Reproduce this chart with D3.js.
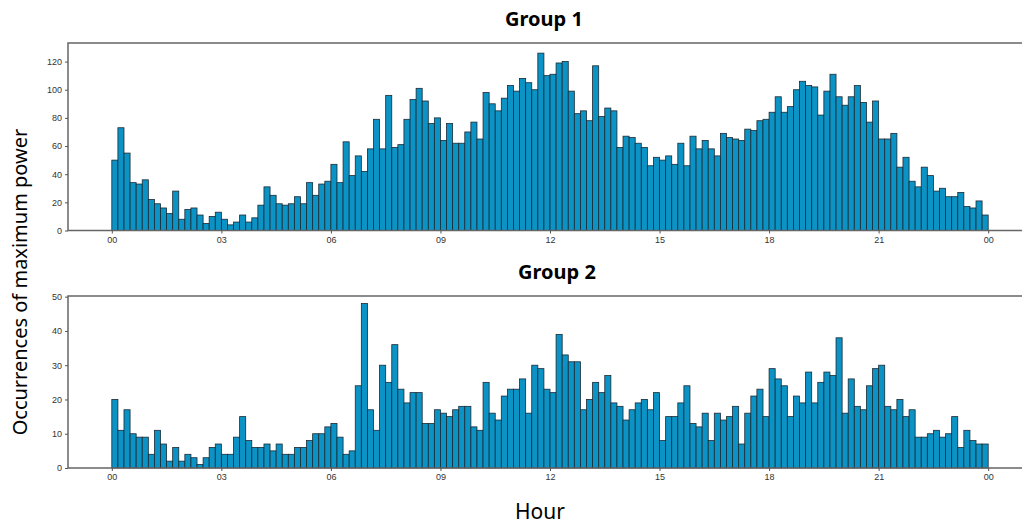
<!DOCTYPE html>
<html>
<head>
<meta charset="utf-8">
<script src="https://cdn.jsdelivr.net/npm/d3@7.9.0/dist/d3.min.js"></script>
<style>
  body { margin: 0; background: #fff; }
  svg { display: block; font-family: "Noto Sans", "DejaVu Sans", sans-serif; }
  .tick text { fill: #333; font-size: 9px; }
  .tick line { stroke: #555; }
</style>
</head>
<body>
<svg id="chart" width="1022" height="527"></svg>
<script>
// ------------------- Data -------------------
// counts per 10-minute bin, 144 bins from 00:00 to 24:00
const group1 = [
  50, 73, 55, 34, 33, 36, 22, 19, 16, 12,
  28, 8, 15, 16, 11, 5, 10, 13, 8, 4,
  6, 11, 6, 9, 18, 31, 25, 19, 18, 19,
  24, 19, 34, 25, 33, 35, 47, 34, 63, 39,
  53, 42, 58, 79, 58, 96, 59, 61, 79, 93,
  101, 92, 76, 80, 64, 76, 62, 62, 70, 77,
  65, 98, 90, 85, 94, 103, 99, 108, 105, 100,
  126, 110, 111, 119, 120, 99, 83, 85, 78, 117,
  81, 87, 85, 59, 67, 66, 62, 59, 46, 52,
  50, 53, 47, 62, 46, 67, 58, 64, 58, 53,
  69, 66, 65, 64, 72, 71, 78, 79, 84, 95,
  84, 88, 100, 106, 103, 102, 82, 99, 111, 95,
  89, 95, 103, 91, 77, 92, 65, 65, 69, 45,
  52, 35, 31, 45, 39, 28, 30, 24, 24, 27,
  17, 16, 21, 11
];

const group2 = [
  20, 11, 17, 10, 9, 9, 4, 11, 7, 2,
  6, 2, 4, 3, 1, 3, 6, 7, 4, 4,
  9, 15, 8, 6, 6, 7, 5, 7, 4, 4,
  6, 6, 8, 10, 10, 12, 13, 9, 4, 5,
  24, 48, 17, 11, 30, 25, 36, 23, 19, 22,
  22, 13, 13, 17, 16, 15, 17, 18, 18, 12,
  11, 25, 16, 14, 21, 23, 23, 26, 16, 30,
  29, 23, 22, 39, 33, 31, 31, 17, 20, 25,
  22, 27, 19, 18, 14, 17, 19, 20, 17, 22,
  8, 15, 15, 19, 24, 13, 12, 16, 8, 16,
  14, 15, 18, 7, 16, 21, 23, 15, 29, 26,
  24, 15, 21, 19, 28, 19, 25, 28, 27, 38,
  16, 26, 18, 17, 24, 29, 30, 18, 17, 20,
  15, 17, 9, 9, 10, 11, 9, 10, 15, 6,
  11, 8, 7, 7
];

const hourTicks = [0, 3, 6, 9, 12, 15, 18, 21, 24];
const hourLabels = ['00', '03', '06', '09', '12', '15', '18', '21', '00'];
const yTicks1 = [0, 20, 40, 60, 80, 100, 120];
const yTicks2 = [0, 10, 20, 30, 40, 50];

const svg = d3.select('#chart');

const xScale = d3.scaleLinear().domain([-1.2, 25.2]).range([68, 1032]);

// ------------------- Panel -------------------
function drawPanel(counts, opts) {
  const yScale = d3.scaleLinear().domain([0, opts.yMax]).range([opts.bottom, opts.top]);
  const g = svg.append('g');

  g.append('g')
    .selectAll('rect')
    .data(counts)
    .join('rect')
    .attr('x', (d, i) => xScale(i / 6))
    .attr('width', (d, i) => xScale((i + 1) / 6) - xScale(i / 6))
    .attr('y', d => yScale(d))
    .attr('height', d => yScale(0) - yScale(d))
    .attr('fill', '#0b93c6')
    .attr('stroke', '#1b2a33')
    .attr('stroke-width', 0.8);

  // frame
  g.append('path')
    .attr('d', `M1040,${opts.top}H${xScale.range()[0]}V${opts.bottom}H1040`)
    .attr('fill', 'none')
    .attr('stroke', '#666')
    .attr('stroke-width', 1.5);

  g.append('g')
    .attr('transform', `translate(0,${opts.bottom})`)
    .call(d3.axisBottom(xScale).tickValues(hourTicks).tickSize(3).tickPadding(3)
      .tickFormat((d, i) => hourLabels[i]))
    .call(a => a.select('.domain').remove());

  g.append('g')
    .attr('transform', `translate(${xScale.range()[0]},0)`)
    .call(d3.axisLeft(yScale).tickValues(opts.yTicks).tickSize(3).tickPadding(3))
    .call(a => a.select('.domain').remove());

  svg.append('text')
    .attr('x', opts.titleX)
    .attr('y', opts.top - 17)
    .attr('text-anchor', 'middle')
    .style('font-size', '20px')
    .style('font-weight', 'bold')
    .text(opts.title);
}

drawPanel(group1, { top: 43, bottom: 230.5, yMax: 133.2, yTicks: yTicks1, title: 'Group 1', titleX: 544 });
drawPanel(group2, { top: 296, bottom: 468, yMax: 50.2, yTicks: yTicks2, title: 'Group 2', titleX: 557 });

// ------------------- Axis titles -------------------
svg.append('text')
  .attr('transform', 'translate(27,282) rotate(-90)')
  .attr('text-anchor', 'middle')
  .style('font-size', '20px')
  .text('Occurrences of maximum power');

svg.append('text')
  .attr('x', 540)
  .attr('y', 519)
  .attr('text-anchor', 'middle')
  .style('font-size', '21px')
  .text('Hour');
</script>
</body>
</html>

## Exercise description
Copy the material above in full and exactly, skipping pictures.

## Written response
Reproduce this chart with D3.js.
<!DOCTYPE html>
<html>
<head>
<meta charset="utf-8">
<script src="https://cdn.jsdelivr.net/npm/d3@7.9.0/dist/d3.min.js"></script>
<style>
  body { margin: 0; background: #fff; }
  svg { display: block; font-family: "Noto Sans", "DejaVu Sans", sans-serif; }
  .tick text { fill: #333; font-size: 9px; }
  .tick line { stroke: #555; }
</style>
</head>
<body>
<svg id="chart" width="1022" height="527"></svg>
<script>
// ------------------- Data -------------------
// counts per 10-minute bin, 144 bins from 00:00 to 24:00
const group1 = [
  50, 73, 55, 34, 33, 36, 22, 19, 16, 12,
  28, 8, 15, 16, 11, 5, 10, 13, 8, 4,
  6, 11, 6, 9, 18, 31, 25, 19, 18, 19,
  24, 19, 34, 25, 33, 35, 47, 34, 63, 39,
  53, 42, 58, 79, 58, 96, 59, 61, 79, 93,
  101, 92, 76, 80, 64, 76, 62, 62, 70, 77,
  65, 98, 90, 85, 94, 103, 99, 108, 105, 100,
  126, 110, 111, 119, 120, 99, 83, 85, 78, 117,
  81, 87, 85, 59, 67, 66, 62, 59, 46, 52,
  50, 53, 47, 62, 46, 67, 58, 64, 58, 53,
  69, 66, 65, 64, 72, 71, 78, 79, 84, 95,
  84, 88, 100, 106, 103, 102, 82, 99, 111, 95,
  89, 95, 103, 91, 77, 92, 65, 65, 69, 45,
  52, 35, 31, 45, 39, 28, 30, 24, 24, 27,
  17, 16, 21, 11
];

const group2 = [
  20, 11, 17, 10, 9, 9, 4, 11, 7, 2,
  6, 2, 4, 3, 1, 3, 6, 7, 4, 4,
  9, 15, 8, 6, 6, 7, 5, 7, 4, 4,
  6, 6, 8, 10, 10, 12, 13, 9, 4, 5,
  24, 48, 17, 11, 30, 25, 36, 23, 19, 22,
  22, 13, 13, 17, 16, 15, 17, 18, 18, 12,
  11, 25, 16, 14, 21, 23, 23, 26, 16, 30,
  29, 23, 22, 39, 33, 31, 31, 17, 20, 25,
  22, 27, 19, 18, 14, 17, 19, 20, 17, 22,
  8, 15, 15, 19, 24, 13, 12, 16, 8, 16,
  14, 15, 18, 7, 16, 21, 23, 15, 29, 26,
  24, 15, 21, 19, 28, 19, 25, 28, 27, 38,
  16, 26, 18, 17, 24, 29, 30, 18, 17, 20,
  15, 17, 9, 9, 10, 11, 9, 10, 15, 6,
  11, 8, 7, 7
];

const hourTicks = [0, 3, 6, 9, 12, 15, 18, 21, 24];
const hourLabels = ['00', '03', '06', '09', '12', '15', '18', '21', '00'];
const yTicks1 = [0, 20, 40, 60, 80, 100, 120];
const yTicks2 = [0, 10, 20, 30, 40, 50];

const svg = d3.select('#chart');

const xScale = d3.scaleLinear().domain([-1.2, 25.2]).range([68, 1032]);

// ------------------- Panel -------------------
function drawPanel(counts, opts) {
  const yScale = d3.scaleLinear().domain([0, opts.yMax]).range([opts.bottom, opts.top]);
  const g = svg.append('g');

  g.append('g')
    .selectAll('rect')
    .data(counts)
    .join('rect')
    .attr('x', (d, i) => xScale(i / 6))
    .attr('width', (d, i) => xScale((i + 1) / 6) - xScale(i / 6))
    .attr('y', d => yScale(d))
    .attr('height', d => yScale(0) - yScale(d))
    .attr('fill', '#0b93c6')
    .attr('stroke', '#1b2a33')
    .attr('stroke-width', 0.8);

  // frame
  g.append('path')
    .attr('d', `M1040,${opts.top}H${xScale.range()[0]}V${opts.bottom}H1040`)
    .attr('fill', 'none')
    .attr('stroke', '#666')
    .attr('stroke-width', 1.5);

  g.append('g')
    .attr('transform', `translate(0,${opts.bottom})`)
    .call(d3.axisBottom(xScale).tickValues(hourTicks).tickSize(3).tickPadding(3)
      .tickFormat((d, i) => hourLabels[i]))
    .call(a => a.select('.domain').remove());

  g.append('g')
    .attr('transform', `translate(${xScale.range()[0]},0)`)
    .call(d3.axisLeft(yScale).tickValues(opts.yTicks).tickSize(3).tickPadding(3))
    .call(a => a.select('.domain').remove());

  svg.append('text')
    .attr('x', opts.titleX)
    .attr('y', opts.top - 17)
    .attr('text-anchor', 'middle')
    .style('font-size', '20px')
    .style('font-weight', 'bold')
    .text(opts.title);
}

drawPanel(group1, { top: 43, bottom: 230.5, yMax: 133.2, yTicks: yTicks1, title: 'Group 1', titleX: 544 });
drawPanel(group2, { top: 296, bottom: 468, yMax: 50.2, yTicks: yTicks2, title: 'Group 2', titleX: 557 });

// ------------------- Axis titles -------------------
svg.append('text')
  .attr('transform', 'translate(27,282) rotate(-90)')
  .attr('text-anchor', 'middle')
  .style('font-size', '20px')
  .text('Occurrences of maximum power');

svg.append('text')
  .attr('x', 540)
  .attr('y', 519)
  .attr('text-anchor', 'middle')
  .style('font-size', '21px')
  .text('Hour');
</script>
</body>
</html>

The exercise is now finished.